道はまっすぐなのにその先が見えない。向こうにはどんな景色が待っているんだろう。そう思ってスロットルを開き、心の中で「おおおお〜っ!」とか叫びながら好奇心いっぱいに道の先に目をやると、さらに遥か彼方まで大地に道が刻まれている。その雄大な眺めに心をおもいっきり揺さぶられながら、またさらにあの道が消えている山の向こうには何があるのだろう。新たな謎が沸いてくる。走って走って走りぬけば、その先に答えが待っていると思っていた旅であったが、実際走ってみて気が付いた。走っても走ってもさらにその先の景色がみたくなる。あっ!人生ってこれだって…人生って"発見の旅"なんだ。"しあわせ"って止まっている中にあるものじゃなくて、走りつづけるってことのなかにあるものだって。
ワイルド・ビルが別れ際に言った言葉が忘れられない。
Keep on riding, you won't lose your way.
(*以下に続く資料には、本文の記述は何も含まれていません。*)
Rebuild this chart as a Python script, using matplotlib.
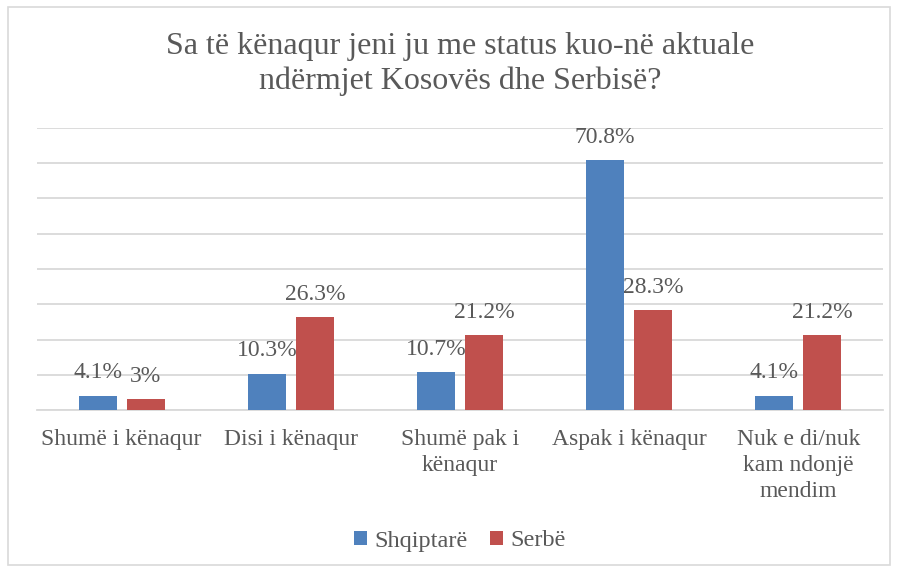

We will meet again somewhere else.
「お前走りつづけろよ!そうすりゃ道に迷うこともないんだから…またどこかで会えるから…」
そして固く抱き合い帰路についた。

帰路
8月12日From Hill City to Sioux Falls (376 miles)
8月12日From Sioux Falls to Wisconsin Dell (378miles)
8月13日From Wisconsin Dell to Howe IN (333 miles)
8月14日From Howe IN to Fredonia NY (361 miles)
8月15日From Fredonia NY to Amsterdam NY ( 316 miles)
8月16日From Amsterdam NY to Salem NH ( 222 miles)
8月17日( Salem town riding  97 miles)
8月18日From Salem to Maine State (156 miles)



2002年11月13日

クラブハーレー社 表敬訪問!

今回“クラブハーレー”という雑誌で紀行文を載せて頂けるというチャンスに恵まれました。とても貴重な経験でした。ありがとうございました。
そして、また、2003年もアメリカを走りたいっていう気持ちで…ワクワク…ルンルンしています。